**WHAT YOU SHOULD DO**:
Word for word, quote all of the material, omitting the pictures.
#####
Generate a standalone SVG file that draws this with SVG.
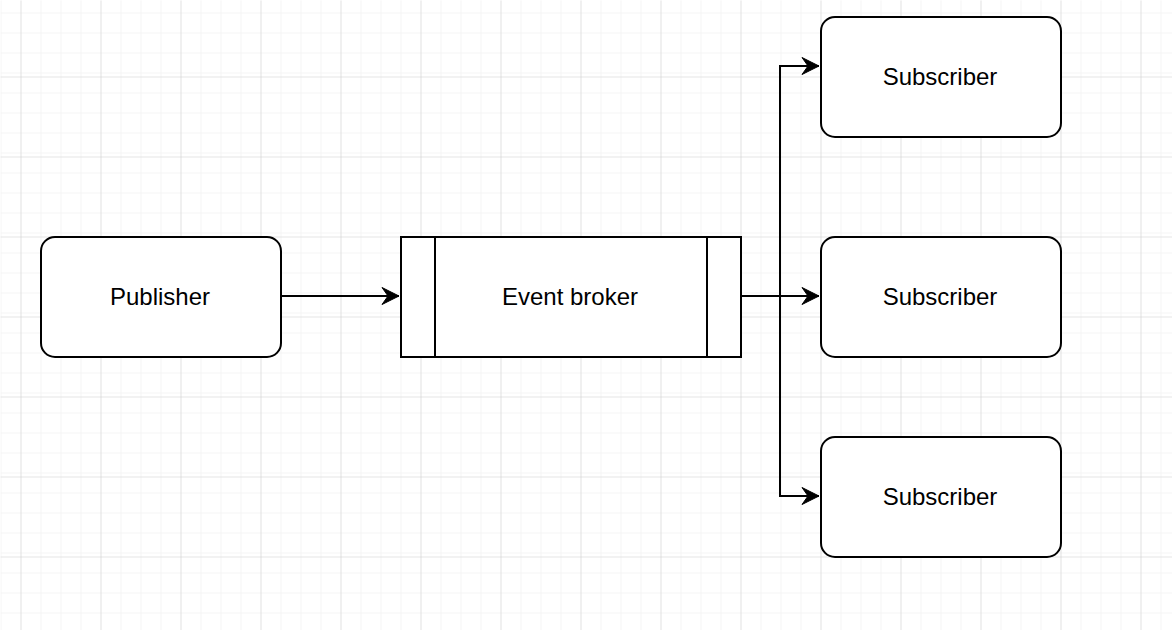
<svg xmlns="http://www.w3.org/2000/svg" width="1172" height="630" viewBox="0 0 1172 630">
<defs>
<pattern id="minor" x="0" y="-4" width="20" height="20" patternUnits="userSpaceOnUse">
<path d="M 20 0 L 0 0 0 20" fill="none" stroke="#ececec" stroke-width="1"/>
</pattern>
<pattern id="major" x="20" y="-4" width="80" height="80" patternUnits="userSpaceOnUse">
<rect width="80" height="80" fill="url(#minor)"/>
<path d="M 80 0 L 0 0 0 80" fill="none" stroke="#cccccc" stroke-width="1"/>
</pattern>
<marker id="arr" markerUnits="userSpaceOnUse" markerWidth="20" markerHeight="20" viewBox="0 0 20 20" refX="18" refY="10" orient="auto">
<path d="M 18 10 L 1 1.5 L 7 10 L 1 18.5 Z" fill="#000" stroke="#000" stroke-width="1"/>
</marker>
<style>
.box{fill:#fff;stroke:#000;stroke-width:2}
.ln{fill:none;stroke:#000;stroke-width:2}
.lbl{font-family:"Liberation Sans",Arial,sans-serif;font-size:24px;fill:#000;text-anchor:middle}
</style>
</defs>
<rect width="1172" height="630" fill="#fff"/>
<rect width="1172" height="630" fill="url(#major)" transform="translate(0.5,0.5)"/>
<g id="connectors">
<path class="ln" d="M 281 296 L 399 296" marker-end="url(#arr)"/>
<path class="ln" d="M 741 296 L 780 296 L 780 66 L 819 66" marker-end="url(#arr)"/>
<path class="ln" d="M 741 296 L 819 296" marker-end="url(#arr)"/>
<path class="ln" d="M 780 296 L 780 496 L 819 496" marker-end="url(#arr)"/>
</g>
<g id="publisher">
<rect class="box" x="41" y="237" width="240" height="120" rx="14"/>
<text class="lbl" x="160" y="305">Publisher</text>
</g>
<g id="broker">
<rect class="box" x="401" y="237" width="340" height="120"/>
<path class="ln" d="M 435 237 L 435 357 M 707 237 L 707 357"/>
<text class="lbl" x="570" y="305">Event broker</text>
</g>
<g id="subscriber1">
<rect class="box" x="821" y="17" width="240" height="120" rx="14"/>
<text class="lbl" x="940" y="85">Subscriber</text>
</g>
<g id="subscriber2">
<rect class="box" x="821" y="237" width="240" height="120" rx="14"/>
<text class="lbl" x="940" y="305">Subscriber</text>
</g>
<g id="subscriber3">
<rect class="box" x="821" y="437" width="240" height="120" rx="14"/>
<text class="lbl" x="940" y="505">Subscriber</text>
</g>
</svg>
#####
**ANSWER FOR THIS EXERCISE**:
Generate a standalone SVG file that draws this with SVG.
<svg xmlns="http://www.w3.org/2000/svg" width="1172" height="630" viewBox="0 0 1172 630">
<defs>
<pattern id="minor" x="0" y="-4" width="20" height="20" patternUnits="userSpaceOnUse">
<path d="M 20 0 L 0 0 0 20" fill="none" stroke="#ececec" stroke-width="1"/>
</pattern>
<pattern id="major" x="20" y="-4" width="80" height="80" patternUnits="userSpaceOnUse">
<rect width="80" height="80" fill="url(#minor)"/>
<path d="M 80 0 L 0 0 0 80" fill="none" stroke="#cccccc" stroke-width="1"/>
</pattern>
<marker id="arr" markerUnits="userSpaceOnUse" markerWidth="20" markerHeight="20" viewBox="0 0 20 20" refX="18" refY="10" orient="auto">
<path d="M 18 10 L 1 1.5 L 7 10 L 1 18.5 Z" fill="#000" stroke="#000" stroke-width="1"/>
</marker>
<style>
.box{fill:#fff;stroke:#000;stroke-width:2}
.ln{fill:none;stroke:#000;stroke-width:2}
.lbl{font-family:"Liberation Sans",Arial,sans-serif;font-size:24px;fill:#000;text-anchor:middle}
</style>
</defs>
<rect width="1172" height="630" fill="#fff"/>
<rect width="1172" height="630" fill="url(#major)" transform="translate(0.5,0.5)"/>
<g id="connectors">
<path class="ln" d="M 281 296 L 399 296" marker-end="url(#arr)"/>
<path class="ln" d="M 741 296 L 780 296 L 780 66 L 819 66" marker-end="url(#arr)"/>
<path class="ln" d="M 741 296 L 819 296" marker-end="url(#arr)"/>
<path class="ln" d="M 780 296 L 780 496 L 819 496" marker-end="url(#arr)"/>
</g>
<g id="publisher">
<rect class="box" x="41" y="237" width="240" height="120" rx="14"/>
<text class="lbl" x="160" y="305">Publisher</text>
</g>
<g id="broker">
<rect class="box" x="401" y="237" width="340" height="120"/>
<path class="ln" d="M 435 237 L 435 357 M 707 237 L 707 357"/>
<text class="lbl" x="570" y="305">Event broker</text>
</g>
<g id="subscriber1">
<rect class="box" x="821" y="17" width="240" height="120" rx="14"/>
<text class="lbl" x="940" y="85">Subscriber</text>
</g>
<g id="subscriber2">
<rect class="box" x="821" y="237" width="240" height="120" rx="14"/>
<text class="lbl" x="940" y="305">Subscriber</text>
</g>
<g id="subscriber3">
<rect class="box" x="821" y="437" width="240" height="120" rx="14"/>
<text class="lbl" x="940" y="505">Subscriber</text>
</g>
</svg>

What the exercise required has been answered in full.